* Exercise description
Could you repeat, exactly as they stand, the lines between the one with "Generate a web" and the one with "const aBlack3 = [-5, 1.1, 1.0, -1.2, 1.6];", inclusive, minus the pictures?

(Stored items from a collection)

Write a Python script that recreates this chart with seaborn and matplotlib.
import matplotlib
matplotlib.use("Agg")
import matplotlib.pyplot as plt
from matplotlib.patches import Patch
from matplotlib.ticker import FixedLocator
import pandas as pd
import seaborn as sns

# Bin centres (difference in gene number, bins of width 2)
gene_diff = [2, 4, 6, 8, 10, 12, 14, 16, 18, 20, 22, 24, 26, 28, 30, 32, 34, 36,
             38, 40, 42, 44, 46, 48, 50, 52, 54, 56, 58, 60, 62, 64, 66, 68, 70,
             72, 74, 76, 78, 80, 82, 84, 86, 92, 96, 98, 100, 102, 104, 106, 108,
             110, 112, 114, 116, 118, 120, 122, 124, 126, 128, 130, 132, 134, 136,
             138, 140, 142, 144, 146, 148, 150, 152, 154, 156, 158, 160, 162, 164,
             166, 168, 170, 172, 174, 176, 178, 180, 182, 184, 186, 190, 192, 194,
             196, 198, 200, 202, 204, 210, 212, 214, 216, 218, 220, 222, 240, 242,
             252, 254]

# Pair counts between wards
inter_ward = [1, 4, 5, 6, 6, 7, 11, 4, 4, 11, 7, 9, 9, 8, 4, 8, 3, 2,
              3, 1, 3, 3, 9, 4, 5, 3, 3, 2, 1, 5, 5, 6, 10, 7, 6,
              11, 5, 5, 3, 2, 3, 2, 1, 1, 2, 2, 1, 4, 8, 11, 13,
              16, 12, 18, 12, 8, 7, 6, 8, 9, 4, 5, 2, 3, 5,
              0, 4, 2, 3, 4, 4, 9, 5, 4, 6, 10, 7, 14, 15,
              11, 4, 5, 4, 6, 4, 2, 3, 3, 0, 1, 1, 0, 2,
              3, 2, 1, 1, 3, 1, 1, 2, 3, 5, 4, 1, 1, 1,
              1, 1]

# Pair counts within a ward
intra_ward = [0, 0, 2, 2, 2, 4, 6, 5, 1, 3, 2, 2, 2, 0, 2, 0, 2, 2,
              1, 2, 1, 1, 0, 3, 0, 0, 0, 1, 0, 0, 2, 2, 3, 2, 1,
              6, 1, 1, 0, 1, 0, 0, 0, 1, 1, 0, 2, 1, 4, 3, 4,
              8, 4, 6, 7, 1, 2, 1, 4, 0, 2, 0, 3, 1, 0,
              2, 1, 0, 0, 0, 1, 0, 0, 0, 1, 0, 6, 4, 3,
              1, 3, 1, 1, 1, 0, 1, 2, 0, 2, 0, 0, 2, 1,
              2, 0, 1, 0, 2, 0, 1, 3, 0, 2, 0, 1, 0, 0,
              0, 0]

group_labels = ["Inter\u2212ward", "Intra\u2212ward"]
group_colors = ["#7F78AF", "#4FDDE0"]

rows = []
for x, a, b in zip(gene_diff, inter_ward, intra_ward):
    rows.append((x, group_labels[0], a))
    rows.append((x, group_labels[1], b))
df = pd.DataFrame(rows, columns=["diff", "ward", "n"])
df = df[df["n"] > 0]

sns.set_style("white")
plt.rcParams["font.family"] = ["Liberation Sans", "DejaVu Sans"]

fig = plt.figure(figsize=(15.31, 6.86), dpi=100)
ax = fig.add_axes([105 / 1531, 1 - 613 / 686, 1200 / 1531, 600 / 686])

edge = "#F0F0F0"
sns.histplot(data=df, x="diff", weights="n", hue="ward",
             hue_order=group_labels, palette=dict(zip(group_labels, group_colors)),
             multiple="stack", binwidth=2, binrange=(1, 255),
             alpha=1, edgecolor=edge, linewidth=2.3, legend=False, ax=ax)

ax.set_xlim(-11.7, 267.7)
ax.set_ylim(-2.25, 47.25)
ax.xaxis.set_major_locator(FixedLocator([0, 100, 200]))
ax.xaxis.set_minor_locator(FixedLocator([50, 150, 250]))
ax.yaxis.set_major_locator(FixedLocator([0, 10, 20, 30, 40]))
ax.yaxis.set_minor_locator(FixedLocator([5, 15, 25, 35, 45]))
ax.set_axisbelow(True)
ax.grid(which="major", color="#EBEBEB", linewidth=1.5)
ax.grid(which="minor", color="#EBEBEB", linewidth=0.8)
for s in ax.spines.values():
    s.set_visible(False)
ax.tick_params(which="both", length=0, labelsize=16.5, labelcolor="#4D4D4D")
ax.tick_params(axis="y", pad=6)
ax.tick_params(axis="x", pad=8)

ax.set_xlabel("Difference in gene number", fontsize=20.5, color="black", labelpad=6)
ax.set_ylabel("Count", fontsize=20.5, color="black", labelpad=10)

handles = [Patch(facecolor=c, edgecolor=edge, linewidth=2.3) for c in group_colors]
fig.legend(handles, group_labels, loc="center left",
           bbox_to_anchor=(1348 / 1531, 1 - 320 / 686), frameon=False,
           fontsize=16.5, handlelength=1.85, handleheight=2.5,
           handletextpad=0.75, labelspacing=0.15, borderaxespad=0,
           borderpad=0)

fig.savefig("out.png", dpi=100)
---
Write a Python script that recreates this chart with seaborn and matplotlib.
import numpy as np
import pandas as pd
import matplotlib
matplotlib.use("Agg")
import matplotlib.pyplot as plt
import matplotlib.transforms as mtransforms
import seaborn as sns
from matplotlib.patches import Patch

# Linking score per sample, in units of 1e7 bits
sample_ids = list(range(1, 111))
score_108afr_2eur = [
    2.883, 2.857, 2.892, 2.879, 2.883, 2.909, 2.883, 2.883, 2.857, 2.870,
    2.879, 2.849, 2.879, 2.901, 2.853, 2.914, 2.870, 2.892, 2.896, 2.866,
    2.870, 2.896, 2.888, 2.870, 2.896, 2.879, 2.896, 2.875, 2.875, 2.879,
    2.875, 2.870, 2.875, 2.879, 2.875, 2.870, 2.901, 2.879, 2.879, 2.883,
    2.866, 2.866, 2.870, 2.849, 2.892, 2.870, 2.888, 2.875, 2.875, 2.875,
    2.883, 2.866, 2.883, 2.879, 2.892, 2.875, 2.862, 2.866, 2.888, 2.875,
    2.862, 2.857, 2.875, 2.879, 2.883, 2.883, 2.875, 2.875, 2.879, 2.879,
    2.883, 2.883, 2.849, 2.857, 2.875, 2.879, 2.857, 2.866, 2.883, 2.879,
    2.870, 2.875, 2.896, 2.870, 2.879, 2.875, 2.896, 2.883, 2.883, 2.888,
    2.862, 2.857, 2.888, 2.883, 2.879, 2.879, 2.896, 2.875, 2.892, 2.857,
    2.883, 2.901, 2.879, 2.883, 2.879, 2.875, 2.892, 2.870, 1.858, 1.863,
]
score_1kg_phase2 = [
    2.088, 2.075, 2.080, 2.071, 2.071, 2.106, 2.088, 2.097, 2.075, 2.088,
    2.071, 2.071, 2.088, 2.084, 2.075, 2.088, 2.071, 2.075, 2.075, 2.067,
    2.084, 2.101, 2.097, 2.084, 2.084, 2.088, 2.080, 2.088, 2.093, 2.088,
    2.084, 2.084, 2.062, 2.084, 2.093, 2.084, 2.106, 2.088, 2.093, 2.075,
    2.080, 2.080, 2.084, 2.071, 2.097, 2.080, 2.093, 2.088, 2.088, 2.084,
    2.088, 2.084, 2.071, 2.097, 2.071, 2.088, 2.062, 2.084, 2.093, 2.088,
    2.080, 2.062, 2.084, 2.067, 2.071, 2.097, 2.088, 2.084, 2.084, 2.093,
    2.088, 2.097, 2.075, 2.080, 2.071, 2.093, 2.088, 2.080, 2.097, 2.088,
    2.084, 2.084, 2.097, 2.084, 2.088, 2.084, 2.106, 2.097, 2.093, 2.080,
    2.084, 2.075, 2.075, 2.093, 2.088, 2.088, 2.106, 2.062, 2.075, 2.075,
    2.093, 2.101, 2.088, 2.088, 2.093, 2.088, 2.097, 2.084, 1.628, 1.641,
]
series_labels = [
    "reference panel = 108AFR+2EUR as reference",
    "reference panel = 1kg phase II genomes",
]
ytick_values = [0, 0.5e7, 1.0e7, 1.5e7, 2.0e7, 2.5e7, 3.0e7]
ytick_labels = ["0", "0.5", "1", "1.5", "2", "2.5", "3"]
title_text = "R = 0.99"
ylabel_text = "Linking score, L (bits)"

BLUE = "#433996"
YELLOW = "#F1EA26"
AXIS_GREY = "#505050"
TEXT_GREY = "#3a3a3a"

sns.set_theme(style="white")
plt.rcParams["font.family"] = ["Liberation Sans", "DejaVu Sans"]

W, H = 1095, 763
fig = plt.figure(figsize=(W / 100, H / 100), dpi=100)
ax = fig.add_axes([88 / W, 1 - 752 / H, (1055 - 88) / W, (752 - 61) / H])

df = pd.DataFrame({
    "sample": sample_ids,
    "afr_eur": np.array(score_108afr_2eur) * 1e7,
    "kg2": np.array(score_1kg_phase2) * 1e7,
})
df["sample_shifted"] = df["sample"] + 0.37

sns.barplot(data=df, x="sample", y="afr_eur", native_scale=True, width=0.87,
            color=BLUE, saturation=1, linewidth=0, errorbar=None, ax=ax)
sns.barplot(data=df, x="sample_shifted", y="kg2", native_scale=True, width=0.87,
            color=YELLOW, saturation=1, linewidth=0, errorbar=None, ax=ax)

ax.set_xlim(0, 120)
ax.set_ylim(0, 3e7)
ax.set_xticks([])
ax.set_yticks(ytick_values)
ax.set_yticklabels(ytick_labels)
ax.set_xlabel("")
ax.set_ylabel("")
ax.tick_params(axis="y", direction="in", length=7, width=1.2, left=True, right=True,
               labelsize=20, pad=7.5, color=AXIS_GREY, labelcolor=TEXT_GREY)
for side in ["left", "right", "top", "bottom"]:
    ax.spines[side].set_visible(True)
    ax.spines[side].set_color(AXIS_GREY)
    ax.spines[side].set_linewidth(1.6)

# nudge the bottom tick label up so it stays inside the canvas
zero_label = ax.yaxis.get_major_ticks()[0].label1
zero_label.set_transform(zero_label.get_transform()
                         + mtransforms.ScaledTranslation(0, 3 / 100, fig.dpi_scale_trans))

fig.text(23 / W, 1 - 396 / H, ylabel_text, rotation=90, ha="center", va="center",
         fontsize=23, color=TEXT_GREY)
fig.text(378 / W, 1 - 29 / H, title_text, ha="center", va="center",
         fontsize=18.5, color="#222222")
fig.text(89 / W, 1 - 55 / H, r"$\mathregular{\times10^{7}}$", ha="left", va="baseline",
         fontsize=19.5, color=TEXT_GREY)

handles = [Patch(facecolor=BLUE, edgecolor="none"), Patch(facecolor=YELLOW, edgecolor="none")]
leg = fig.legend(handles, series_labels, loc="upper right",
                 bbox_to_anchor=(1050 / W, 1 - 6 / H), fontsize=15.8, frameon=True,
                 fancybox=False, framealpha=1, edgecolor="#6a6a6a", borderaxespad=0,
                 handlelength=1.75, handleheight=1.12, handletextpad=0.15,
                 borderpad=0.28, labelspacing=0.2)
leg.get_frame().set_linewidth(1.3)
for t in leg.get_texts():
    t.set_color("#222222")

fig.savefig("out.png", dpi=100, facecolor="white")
---
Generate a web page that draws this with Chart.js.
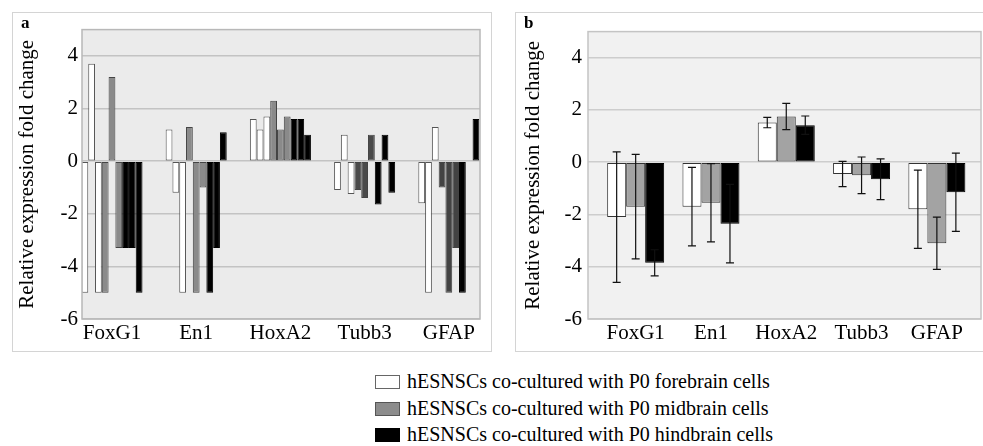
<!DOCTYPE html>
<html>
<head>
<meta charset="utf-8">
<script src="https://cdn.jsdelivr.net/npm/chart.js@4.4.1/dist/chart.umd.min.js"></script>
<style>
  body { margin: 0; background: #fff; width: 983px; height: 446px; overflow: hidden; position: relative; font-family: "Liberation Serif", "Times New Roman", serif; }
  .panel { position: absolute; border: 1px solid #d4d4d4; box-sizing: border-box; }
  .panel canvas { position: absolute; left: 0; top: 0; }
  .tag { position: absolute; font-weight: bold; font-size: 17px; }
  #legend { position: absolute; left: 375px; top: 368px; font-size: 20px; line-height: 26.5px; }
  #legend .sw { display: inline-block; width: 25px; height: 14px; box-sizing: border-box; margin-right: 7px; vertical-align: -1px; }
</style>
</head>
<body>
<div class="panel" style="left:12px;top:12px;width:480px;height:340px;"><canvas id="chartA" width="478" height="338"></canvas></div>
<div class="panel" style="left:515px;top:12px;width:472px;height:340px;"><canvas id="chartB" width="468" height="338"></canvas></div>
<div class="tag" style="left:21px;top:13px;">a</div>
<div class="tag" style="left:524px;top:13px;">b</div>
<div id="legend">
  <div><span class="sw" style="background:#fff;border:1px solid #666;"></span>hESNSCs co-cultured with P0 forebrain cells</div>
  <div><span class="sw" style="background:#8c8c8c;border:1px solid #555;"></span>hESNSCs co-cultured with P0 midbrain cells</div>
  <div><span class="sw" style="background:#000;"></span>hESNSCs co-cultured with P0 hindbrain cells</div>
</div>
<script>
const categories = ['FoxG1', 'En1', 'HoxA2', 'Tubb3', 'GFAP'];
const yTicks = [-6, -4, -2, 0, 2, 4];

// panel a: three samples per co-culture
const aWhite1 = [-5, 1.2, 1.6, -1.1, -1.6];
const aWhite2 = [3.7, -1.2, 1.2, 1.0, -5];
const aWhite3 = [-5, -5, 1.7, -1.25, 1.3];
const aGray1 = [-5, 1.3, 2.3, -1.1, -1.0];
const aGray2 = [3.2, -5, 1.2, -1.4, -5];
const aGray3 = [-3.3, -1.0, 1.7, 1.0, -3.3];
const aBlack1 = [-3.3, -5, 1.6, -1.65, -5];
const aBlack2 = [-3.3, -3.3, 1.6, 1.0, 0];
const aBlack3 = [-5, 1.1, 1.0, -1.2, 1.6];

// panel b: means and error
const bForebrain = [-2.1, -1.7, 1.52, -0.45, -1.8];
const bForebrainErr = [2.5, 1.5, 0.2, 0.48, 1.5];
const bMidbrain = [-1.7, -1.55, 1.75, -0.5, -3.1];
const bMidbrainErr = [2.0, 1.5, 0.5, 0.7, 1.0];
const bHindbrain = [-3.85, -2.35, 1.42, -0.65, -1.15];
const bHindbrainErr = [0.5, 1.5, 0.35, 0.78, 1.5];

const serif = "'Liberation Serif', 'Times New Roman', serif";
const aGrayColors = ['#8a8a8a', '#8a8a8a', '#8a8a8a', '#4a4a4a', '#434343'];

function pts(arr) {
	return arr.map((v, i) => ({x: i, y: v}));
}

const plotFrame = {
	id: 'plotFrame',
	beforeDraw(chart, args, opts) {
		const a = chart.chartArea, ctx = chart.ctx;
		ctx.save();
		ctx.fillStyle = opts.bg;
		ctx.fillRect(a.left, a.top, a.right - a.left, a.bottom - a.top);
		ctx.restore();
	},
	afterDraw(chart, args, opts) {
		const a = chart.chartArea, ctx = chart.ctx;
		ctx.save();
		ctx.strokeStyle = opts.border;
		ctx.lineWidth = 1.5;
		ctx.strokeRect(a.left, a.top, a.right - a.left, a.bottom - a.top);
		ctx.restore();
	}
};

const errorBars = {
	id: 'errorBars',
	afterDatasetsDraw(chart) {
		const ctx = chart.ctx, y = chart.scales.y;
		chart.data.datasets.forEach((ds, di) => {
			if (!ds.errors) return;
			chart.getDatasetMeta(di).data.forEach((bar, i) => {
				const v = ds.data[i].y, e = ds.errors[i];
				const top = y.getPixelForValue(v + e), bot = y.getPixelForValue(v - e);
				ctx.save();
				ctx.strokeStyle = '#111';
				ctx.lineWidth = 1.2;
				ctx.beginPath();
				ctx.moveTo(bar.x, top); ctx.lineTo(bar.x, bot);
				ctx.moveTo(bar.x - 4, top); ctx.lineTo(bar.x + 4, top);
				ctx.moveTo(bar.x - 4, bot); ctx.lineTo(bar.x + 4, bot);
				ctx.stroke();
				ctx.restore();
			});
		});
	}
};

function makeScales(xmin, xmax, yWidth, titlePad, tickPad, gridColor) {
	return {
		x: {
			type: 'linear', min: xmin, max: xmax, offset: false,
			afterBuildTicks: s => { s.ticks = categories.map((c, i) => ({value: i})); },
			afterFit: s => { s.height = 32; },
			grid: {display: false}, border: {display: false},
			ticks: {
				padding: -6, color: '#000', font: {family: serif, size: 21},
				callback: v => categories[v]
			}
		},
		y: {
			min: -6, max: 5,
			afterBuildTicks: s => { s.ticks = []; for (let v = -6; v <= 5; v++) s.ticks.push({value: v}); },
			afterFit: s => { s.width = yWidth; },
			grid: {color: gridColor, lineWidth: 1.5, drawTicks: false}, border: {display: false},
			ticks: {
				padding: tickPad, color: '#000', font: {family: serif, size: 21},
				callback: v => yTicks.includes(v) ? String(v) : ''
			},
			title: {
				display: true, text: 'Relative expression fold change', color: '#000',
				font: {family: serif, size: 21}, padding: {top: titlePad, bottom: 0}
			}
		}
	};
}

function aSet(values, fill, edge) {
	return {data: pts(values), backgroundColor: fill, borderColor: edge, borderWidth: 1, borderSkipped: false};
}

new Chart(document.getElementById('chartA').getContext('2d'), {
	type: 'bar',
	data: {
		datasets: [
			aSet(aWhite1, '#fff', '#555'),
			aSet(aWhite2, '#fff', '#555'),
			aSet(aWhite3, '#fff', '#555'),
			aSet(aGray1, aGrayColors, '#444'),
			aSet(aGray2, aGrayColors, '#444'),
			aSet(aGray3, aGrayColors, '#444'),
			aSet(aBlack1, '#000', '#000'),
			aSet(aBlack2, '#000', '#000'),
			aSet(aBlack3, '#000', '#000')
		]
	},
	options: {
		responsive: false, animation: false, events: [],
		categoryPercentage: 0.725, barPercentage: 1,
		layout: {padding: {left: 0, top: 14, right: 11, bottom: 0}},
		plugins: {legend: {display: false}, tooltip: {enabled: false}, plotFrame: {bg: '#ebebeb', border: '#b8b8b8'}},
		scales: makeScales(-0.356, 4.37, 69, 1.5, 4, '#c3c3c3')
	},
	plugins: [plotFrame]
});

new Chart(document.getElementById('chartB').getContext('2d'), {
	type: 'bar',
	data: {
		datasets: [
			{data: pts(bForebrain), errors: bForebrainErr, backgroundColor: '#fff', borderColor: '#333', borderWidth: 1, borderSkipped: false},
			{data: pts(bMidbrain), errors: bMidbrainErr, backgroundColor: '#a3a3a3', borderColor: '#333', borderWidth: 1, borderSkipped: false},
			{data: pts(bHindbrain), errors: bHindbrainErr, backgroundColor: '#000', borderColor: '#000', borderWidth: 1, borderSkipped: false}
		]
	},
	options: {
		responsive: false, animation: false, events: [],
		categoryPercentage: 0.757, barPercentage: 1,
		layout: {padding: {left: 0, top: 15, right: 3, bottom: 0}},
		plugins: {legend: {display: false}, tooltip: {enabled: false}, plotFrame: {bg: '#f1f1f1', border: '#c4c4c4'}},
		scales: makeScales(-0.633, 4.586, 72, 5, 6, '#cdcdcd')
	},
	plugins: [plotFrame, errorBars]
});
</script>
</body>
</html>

* Exercise answer
Generate a web page that draws this with Chart.js.
<!DOCTYPE html>
<html>
<head>
<meta charset="utf-8">
<script src="https://cdn.jsdelivr.net/npm/chart.js@4.4.1/dist/chart.umd.min.js"></script>
<style>
  body { margin: 0; background: #fff; width: 983px; height: 446px; overflow: hidden; position: relative; font-family: "Liberation Serif", "Times New Roman", serif; }
  .panel { position: absolute; border: 1px solid #d4d4d4; box-sizing: border-box; }
  .panel canvas { position: absolute; left: 0; top: 0; }
  .tag { position: absolute; font-weight: bold; font-size: 17px; }
  #legend { position: absolute; left: 375px; top: 368px; font-size: 20px; line-height: 26.5px; }
  #legend .sw { display: inline-block; width: 25px; height: 14px; box-sizing: border-box; margin-right: 7px; vertical-align: -1px; }
</style>
</head>
<body>
<div class="panel" style="left:12px;top:12px;width:480px;height:340px;"><canvas id="chartA" width="478" height="338"></canvas></div>
<div class="panel" style="left:515px;top:12px;width:472px;height:340px;"><canvas id="chartB" width="468" height="338"></canvas></div>
<div class="tag" style="left:21px;top:13px;">a</div>
<div class="tag" style="left:524px;top:13px;">b</div>
<div id="legend">
  <div><span class="sw" style="background:#fff;border:1px solid #666;"></span>hESNSCs co-cultured with P0 forebrain cells</div>
  <div><span class="sw" style="background:#8c8c8c;border:1px solid #555;"></span>hESNSCs co-cultured with P0 midbrain cells</div>
  <div><span class="sw" style="background:#000;"></span>hESNSCs co-cultured with P0 hindbrain cells</div>
</div>
<script>
const categories = ['FoxG1', 'En1', 'HoxA2', 'Tubb3', 'GFAP'];
const yTicks = [-6, -4, -2, 0, 2, 4];

// panel a: three samples per co-culture
const aWhite1 = [-5, 1.2, 1.6, -1.1, -1.6];
const aWhite2 = [3.7, -1.2, 1.2, 1.0, -5];
const aWhite3 = [-5, -5, 1.7, -1.25, 1.3];
const aGray1 = [-5, 1.3, 2.3, -1.1, -1.0];
const aGray2 = [3.2, -5, 1.2, -1.4, -5];
const aGray3 = [-3.3, -1.0, 1.7, 1.0, -3.3];
const aBlack1 = [-3.3, -5, 1.6, -1.65, -5];
const aBlack2 = [-3.3, -3.3, 1.6, 1.0, 0];
const aBlack3 = [-5, 1.1, 1.0, -1.2, 1.6];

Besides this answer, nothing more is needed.